Cliff Murphy and Elaine Eff
In any renaissance it is important to remember and learn from tradition. Maryland Traditions is relentless in their promotion of the state’s artistic and cultural traditions and a couple weeks ago they brought together some of the most amazing practitioners of the state’s folk arts in an all-day Folklife Festival to celebrate their tenth anniversary.
Maryland Traditions’ Folklife Festival felt a lot like living in Baltimore: there were so many cool things going on at once that you just had to resign yourself to missing something during this all-day event at the Creative Alliance’s Patterson Theater on Eastern Avenue. Last year’s event occupied the inside of the Patterson, but this year, for their 10th Anniversary, Cliff Murphy and Elaine Eff, of Maryland Traditions, went all out and the event filled the street beside the theaters with tents, booths, and a big stage. Which meant that there were usually two great bands playing at the same time.

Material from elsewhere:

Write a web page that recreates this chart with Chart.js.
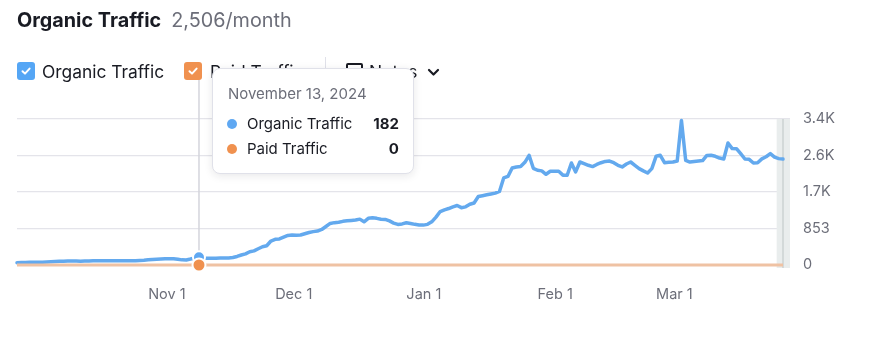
<!DOCTYPE html>
<html>
<head>
<meta charset="utf-8">
<script src="https://cdn.jsdelivr.net/npm/chart.js@4/dist/chart.umd.min.js"></script>
<style>
  html, body { margin:0; padding:0; background:#fff; width:885px; height:358px; overflow:hidden; font-family: Inter, "Noto Sans", sans-serif; }
  #wrap { position:absolute; left:0; top:0; width:885px; height:358px; }
  canvas { position:absolute; left:0; top:0; }
  .title { position:absolute; left:17px; top:7px; font-size:19.8px; line-height:26px; white-space:nowrap; }
  .title b { color:#191b23; font-weight:700; }
  .title span { color:#6c6e79; margin-left:10px; font-weight:400; }
  .legend { position:absolute; left:17px; top:60px; height:24px; font-size:17.4px; color:#191b23; }
  .item { position:absolute; top:0; height:24px; line-height:24px; white-space:nowrap; }
  .cb { position:absolute; top:2px; width:18px; height:18px; border-radius:3px; }
  .cb svg { position:absolute; left:3px; top:3px; }
  .divider { position:absolute; left:308px; top:-3px; width:1px; height:28px; background:#e0e1e9; }
  .notesbox { position:absolute; top:3px; width:13px; height:13px; border:2px solid #191b23; border-radius:2px; }
  #tip { position:absolute; background:#fff; border:1px solid #e0e1e9; border-radius:8px; box-shadow:0 2px 8px rgba(25,27,35,0.10); box-sizing:border-box; width:202px; height:106px; padding:15px 14px 0 14px; z-index:5; display:none; }
  #tip .hd { font-size:15px; color:#6c6e79; line-height:20px; margin-bottom:10px; padding-left:1px; }
  #tip .row { position:relative; height:25px; line-height:20px; font-size:15px; color:#191b23; }
  #tip .dot { position:absolute; left:0; top:5px; width:10px; height:10px; border-radius:50%; }
  #tip .lb { position:absolute; left:20px; top:0; }
  #tip .vl { position:absolute; right:0; top:0; font-weight:700; }
</style>
</head>
<body>
<div id="wrap">
  <canvas id="c" width="885" height="358"></canvas>
  <div class="title"><b>Organic Traffic</b><span>2,506/month</span></div>
  <div class="legend">
    <div class="item" style="left:0">
      <div class="cb" style="left:0;background:#55a6f5"><svg width="12" height="12" viewBox="0 0 12 12"><path d="M2.5 6.2 L5 8.6 L9.6 3.6" stroke="#fff" stroke-width="2" fill="none" stroke-linecap="round" stroke-linejoin="round"/></svg></div>
      <span style="position:absolute;left:25px">Organic Traffic</span>
    </div>
    <div class="item" style="left:167px">
      <div class="cb" style="left:0;background:#f0914f"><svg width="12" height="12" viewBox="0 0 12 12"><path d="M2.5 6.2 L5 8.6 L9.6 3.6" stroke="#fff" stroke-width="2" fill="none" stroke-linecap="round" stroke-linejoin="round"/></svg></div>
      <span style="position:absolute;left:26px">Paid Traffic</span>
    </div>
    <div class="divider"></div>
    <div class="item" style="left:329px">
      <div class="notesbox" style="left:0"></div>
      <span style="position:absolute;left:23px">Notes</span>
      <svg style="position:absolute;left:81px;top:8px" width="13" height="9" viewBox="0 0 13 9"><path d="M2 2 L6.5 6.5 L11 2" stroke="#191b23" stroke-width="2.2" fill="none" stroke-linecap="round" stroke-linejoin="round"/></svg>
    </div>
  </div>
  <div id="tip"></div>
</div>
<script>
// ---- data ----
const startDate = '2024-10-01';
const dayCount = 182;
const organicTraffic = [
  55,58,60,62,63,65,67,70,75,80,
  85,88,92,93,92,90,94,96,97,98,
  98,99,100,99,100,101,102,100,101,105,
  110,120,130,135,140,145,148,147,135,120,
  118,140,165,182,160,155,158,160,162,165,
  165,175,200,233,260,310,330,380,427,450,
  560,600,610,650,690,700,695,700,730,760,
  780,792,830,900,971,990,1000,1020,1032,1040,
  1050,1072,1009,1090,1102,1090,1070,1065,1030,980,
  948,960,986,970,950,935,932,950,1009,1120,
  1250,1290,1320,1360,1390,1340,1359,1420,1450,1600,
  1620,1640,1660,1680,1720,2034,2070,2268,2290,2300,
  2400,2563,2260,2214,2200,2120,2190,2190,2190,2100,
  2097,2384,2175,2407,2370,2330,2300,2350,2390,2420,
  2430,2390,2330,2291,2360,2407,2330,2253,2200,2151,
  2253,2540,2563,2390,2400,2407,2430,3379,2446,2407,
  2420,2430,2440,2560,2563,2540,2500,2477,2850,2720,
  2718,2600,2477,2470,2384,2390,2480,2530,2602,2520,
  2486,2477
];
const paidTraffic = new Array(dayCount).fill(0);
const xTickDates = ['2024-11-01','2024-12-01','2025-01-01','2025-02-01','2025-03-01'];
const xTickLabels = ['Nov 1','Dec 1','Jan 1','Feb 1','Mar 1'];
const yTickValues = [0, 853, 1706, 2559, 3412];
const yTickLabels = ['0','853','1.7K','2.6K','3.4K'];
const hoverDate = '2024-11-13';

// build category dates
const dates = [];
{
  const d0 = new Date(startDate + 'T00:00:00Z');
  for (let i = 0; i < dayCount; i++) {
    const d = new Date(d0.getTime() + i * 86400000);
    dates.push(d.toISOString().slice(0, 10));
  }
}
const hoverIndex = dates.indexOf(hoverDate);
const tickIdx = xTickDates.map(d => dates.indexOf(d));

const orgPts = organicTraffic.map((v, i) => ({x: i, y: v}));
const paidPts = paidTraffic.map((v, i) => ({x: i, y: v}));

const bandPlugin = {
  id: 'band',
  beforeDatasetsDraw(chart) {
    const {ctx, chartArea, scales} = chart;
    const x = scales.x;
    const last = dates.length - 1;
    const x0 = x.getPixelForValue(last - 1.5);
    const xl = x.getPixelForValue(last);
    ctx.save();
    ctx.fillStyle = '#e9eded';
    ctx.fillRect(x0, chartArea.top, chartArea.right - x0, chartArea.bottom - chartArea.top + 3);
    ctx.fillStyle = '#d3d9d9';
    ctx.fillRect(xl - 1, chartArea.top, 2, chartArea.bottom - chartArea.top + 3);
    // hover line
    const act = chart.getActiveElements();
    if (act.length) {
      const px = x.getPixelForValue(act[0].index);
      ctx.strokeStyle = '#d4d5dc';
      ctx.lineWidth = 1.5;
      ctx.beginPath();
      ctx.moveTo(px, chartArea.top - 50);
      ctx.lineTo(px, chartArea.bottom);
      ctx.stroke();
    }
    ctx.restore();
  }
};

function externalTip(context) {
  const {chart, tooltip} = context;
  const el = document.getElementById('tip');
  if (!tooltip || tooltip.opacity === 0 || !tooltip.dataPoints || !tooltip.dataPoints.length) { el.style.display = 'none'; return; }
  const dp = tooltip.dataPoints.slice().sort((a, b) => a.datasetIndex - b.datasetIndex);
  const d = new Date(dates[dp[0].dataIndex] + 'T00:00:00Z');
  const title = d.toLocaleDateString('en-US', {month:'long', day:'numeric', year:'numeric', timeZone:'UTC'});
  let html = '<div class="hd">' + title + '</div>';
  dp.forEach(p => {
    const col = p.dataset.pointHoverBackgroundColor;
    html += '<div class="row"><span class="dot" style="background:' + col + '"></span><span class="lb">' + p.dataset.label + '</span><span class="vl">' + p.parsed.y.toLocaleString('en-US') + '</span></div>';
  });
  el.innerHTML = html;
  const px = chart.scales.x.getPixelForValue(dp[0].dataIndex);
  el.style.left = (px + 13) + 'px';
  el.style.top = '68px';
  el.style.display = 'block';
}

const chart = new Chart(document.getElementById('c'), {
  type: 'line',
  data: {
    datasets: [
      {
        label: 'Organic Traffic',
        data: orgPts,
        order: 1,
        borderColor: '#63a9ee',
        borderWidth: 3.5,
        pointRadius: 0,
        pointHoverRadius: 6,
        pointHoverBackgroundColor: '#5fa8f2',
        pointHoverBorderColor: '#ffffff',
        pointHoverBorderWidth: 2,
        tension: 0,
        fill: false,
        clip: 10,
        borderJoinStyle: 'round',
        borderCapStyle: 'round'
      },
      {
        label: 'Paid Traffic',
        data: paidPts,
        order: 0,
        borderColor: '#efc2a3',
        borderWidth: 3,
        pointRadius: 0,
        pointHoverRadius: 6.5,
        pointHoverBackgroundColor: '#f0914f',
        pointHoverBorderColor: '#ffffff',
        pointHoverBorderWidth: 2,
        tension: 0,
        fill: false,
        clip: 10
      }
    ]
  },
  options: {
    responsive: false,
    animation: false,
    events: [],
    layout: { padding: { left: 17, top: 119, right: 0, bottom: 0 } },
    interaction: { mode: 'index', intersect: false },
    plugins: {
      legend: { display: false },
      title: { display: false },
      tooltip: { enabled: false, external: externalTip, mode: 'index', intersect: false }
    },
    scales: {
      x: {
        type: 'linear',
        min: 0,
        max: dates.length - 1 + 1.65,
        grid: { display: false, drawTicks: false },
        border: { display: false },
        afterBuildTicks(scale) { scale.ticks = tickIdx.map(v => ({value: v})); },
        afterFit(scale) { scale.height = 93; },
        ticks: {
          autoSkip: false,
          maxRotation: 0,
          align: 'start',
          padding: 21,
          color: '#6c6e79',
          font: { family: 'Inter', size: 14.5 },
          callback(v) { const k = tickIdx.indexOf(v); return k >= 0 ? xTickLabels[k] : ''; }
        }
      },
      y: {
        position: 'right',
        min: 0,
        max: yTickValues[yTickValues.length - 1],
        grid: { color: '#e4e4ea', lineWidth: 1.3, drawTicks: false },
        border: { display: false },
        afterBuildTicks(scale) { scale.ticks = yTickValues.map(v => ({value: v})); },
        afterFit(scale) { scale.width = 95; },
        ticks: {
          padding: 13,
          color: '#6c6e79',
          font: { family: 'Inter', size: 14.5 },
          callback(v) { const k = yTickValues.indexOf(v); return k >= 0 ? yTickLabels[k] : ''; }
        }
      }
    }
  },
  plugins: [bandPlugin]
});

const act = [{datasetIndex: 0, index: hoverIndex}, {datasetIndex: 1, index: hoverIndex}];
chart.setActiveElements(act);
chart.tooltip.setActiveElements(act, {x: chart.scales.x.getPixelForValue(hoverIndex), y: chart.chartArea.bottom});
chart.update('none');
</script>
</body>
</html>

Murphy, a musician himself, works documenting the musical traditions in the state and his effort really showed in the quality and variety of music being performed.

Carl Grubbs
Carl Grubbs, the saxophone great, started off the day on the indoor stage. It was a small crowd to begin with, but by the time he and his band had finished, and I turned around to look, the room was full. Grubbs, who learned how to improvise as a young boy when his aunt married John Coltrane, was in an expansive mood. “I’ve been thinking a lot about the history of this music. When I was a kid, my dad had these 78s of Muddy Waters and I thought ‘I want to hear something cool’ now I wish I had them because it is out of that, and gospel, that our music came,” he said before launching into a blues. Next came a modal number, which Grubbs and his band seemed to take particular delight in. By the time they finished the set with Coltrane’s “Giant Steps” all three men were both exalted and exhausted.
After Grubbs finished, I wandered outside and found myself talking to Bob Cicero, of the Globe Poster Shop, which has been a Baltimore institution for almost a hundred years and which was recently saved from almost certain doom by MICA, where Cicero will begin to teach. “The best thing is that we’ll be able to keep all of the hand cut letterpress stuff together. I didn’t want it to be scattered,” Cicero explained.
As much as I enjoyed talking to Cicero, the sweet gospel sounds of The Zionaires pulled me towards the outdoor stage just in time to catch the final numbers of their inspired gospel/ soul set. Wandering back from there, I talked to Rhonda Aaron, a champion muskrat skinner and cooker. “I once got the skin off three muskrats in under a minute thirty,” she said. “But it’s all luck really. If you get one that the trap didn’t get clean, it’s going to be all gunked up and take longer to skin. The men trap them and the women skin and cook them.”
All that talk about muskrat got me hungry. By that time there was a Mariachi band playing and I saw that Tortilleria Sinaloa had a booth, so I got a couple tacos and a cold Natty-Boh, sat down on the curb and enjoyed.
For people who like sweets, there was Smith Island cake, and there were also traditional biscuit beaters. But I got caught up with the screen painters.
The whole day was set up as a showcase for Maryland Traditions’ Master- Apprentice program and so at most of the tents there would be several generations of practitioner of an art. Elaine Eff, one of the event’s organizers, is the authority on screen painting and she brought together everyone who is working in that field. She watched the Masters and Apprentices work together. Then she turned to survey the booths all clustered together as the country blues drifted over from the stage. “This is just a part of all the cultural traditions alive in Maryland. It’s really amazing.”
Let’s hope Maryland Traditions can continue to bring us such amazing mixtures of culture from the Free State.